A França por estes dias anda às voltas com um polêmico projeto de lei. A população está dividida, e não é para menos num tempo como o nosso em que a visão, potencializada pela tecnologia, vai abolindo a privacidade e mostrando facilmente o que outrora se escondia ou se furtava à vista. O caso é o seguinte: a Assembleia Nacional Francesa vem de aprovar um projeto de lei que prevê punições a quem filmar policiais em ação, criminalizando a gravação e a divulgação das ações policiais. Isso mesmo. Como diz o ditado, lá como cá, más fadas há.

Para tão especioso caso, socorra-nos desde já um filósofo da nossa querida França. Refiro-me a Paul Virilio, nome até bem conhecido no Brasil, onde tem várias obras publicadas. Ele próprio um crítico da tecnologia da imagem. Em seu livro “A máquina de visão”, lembra-nos que “Ver sem ser visto é um dos lemas da não comunicabilidade policial”. A observação cai como uma luva. Mas a mão dessa luva requer muito tato. Desde logo, já que se trata de aparato coercitivo do Estado, um olhar de suspeita recai (ou recairá) sobre as ações da própria polícia. Curioso caso, mas não sem fundamento na tradição policial. Mas a contradição é flagrante num tempo em que, para usar os termos de Virilio, as “máquinas de visão” estão por toda parte para o bem e para o mal. Como, pois, a polícia querer se furtar a ser bem-vista, com trocadilho mesmo?

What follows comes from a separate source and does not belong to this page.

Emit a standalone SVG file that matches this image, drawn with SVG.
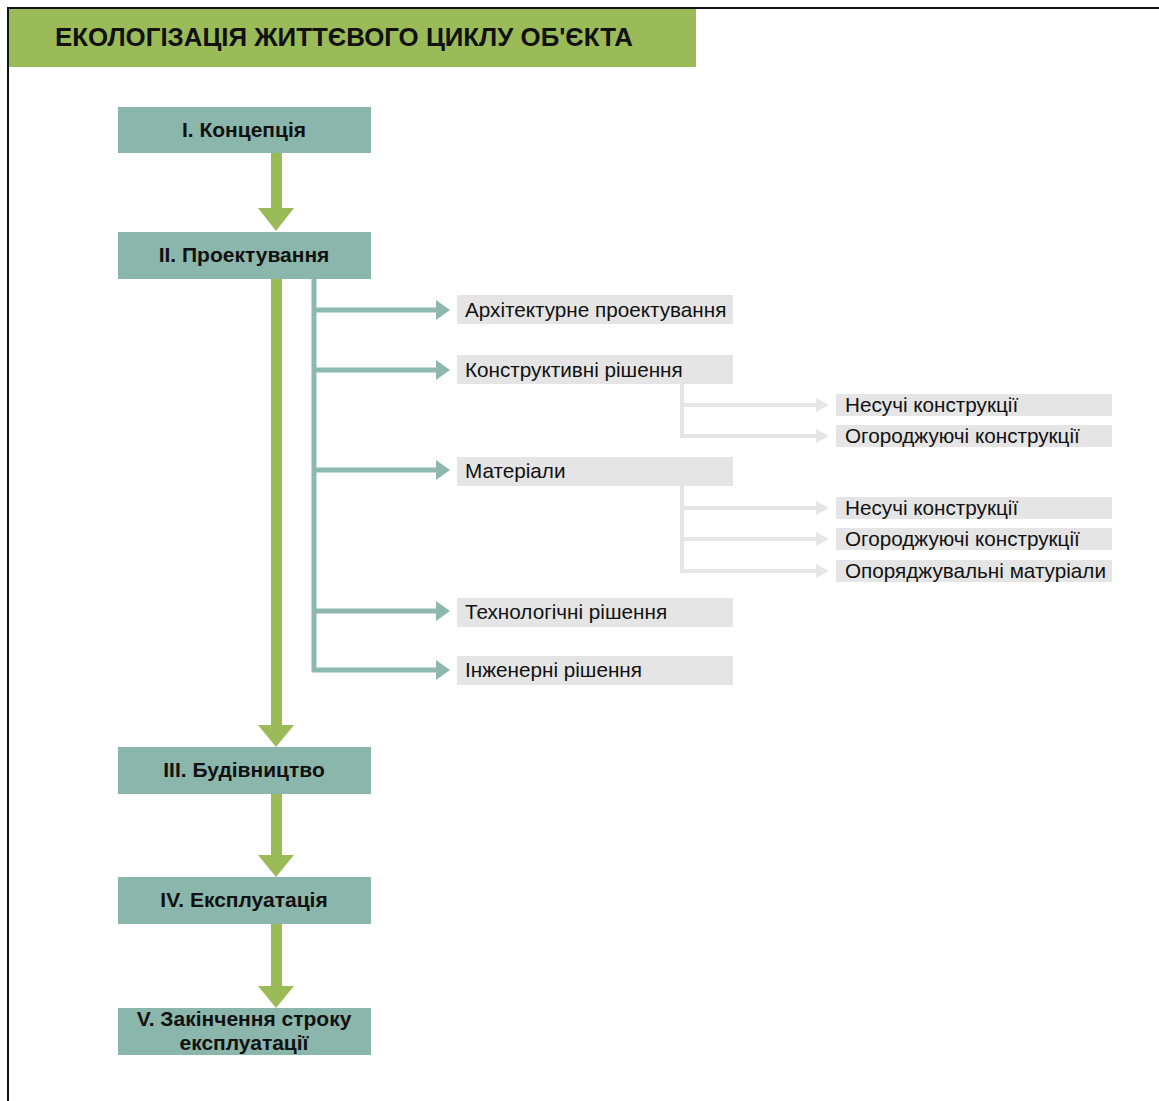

Nesse mesmo livro, Virilio nos traz uma interessante informação histórica, e tanto mais interessante quanto ficamos sabendo que a polícia francesa já esteve a favor da luz… Relata-nos o pensador francês que “No final do século XVII, o delegado de polícia La Reynie inventa os ‘inspetores de iluminação’ para dar segurança aos parisienses e estimulá-los a sair à noite. Nomeado comandante de polícia, ele sai do posto em 1697 deixando 6.500 lampiões iluminando a capital, logo chamada de ‘cidade-luz’ pelos seus contemporâneos”. Agora, ironicamente, os parlamentares tentam criar, por assim dizer, pontos cegos na atuação da polícia.

Mas a dura realidade acendeu uma luz de alerta. Um alerta tão vermelho quanto racista. Em 21 de novembro passado, dois dias depois de aprovado o projeto de lei pelos deputados, uma equipe de policiais agrediu violentamente um produtor musical negro. A coisa teria ficado invisível se não fosse um circuito de câmeras de segurança que claramente tudo gravou. A coisa foi feia, com cenas de grande brutalidade. E isso tudo numa área nobre de Paris, para desespero dos brios civilizatórios da pátria de Proust. Basta dizer que, segundo a vítima, conforme registra a imprensa, enquanto a espancavam a chamavam de “negro de merda”. Dispensável dizer que já houve milhões de visualizações do triste vídeo. A começar pelo presidente Macron, as mais altas autoridades externaram seu horror e seu escândalo.

E agora, José? Agora a polêmica recrudesce. Em janeiro, caberá aos senadores franceses apreciarem o estranho e insidioso projeto. Já se fala numa nova versão. Enquanto isso, no último sábado de novembro, as multidões, não sem razão, tomaram as ruas de Paris para protestar contra o infeliz projeto de lei. Afinal, por que teria o Estado mais essa parte de lobo? Bem sabem leitores e não leitores de Jean de La Fontaine, para citarmos mais um autor francês, que “A razão do mais forte é sempre a melhor”, como diz a moral de sua fábula “O lobo e o cordeiro”. Cabe agora ao povo francês refutar essa irrupção autoritária e salvar o sensato e civilizado cordeiro.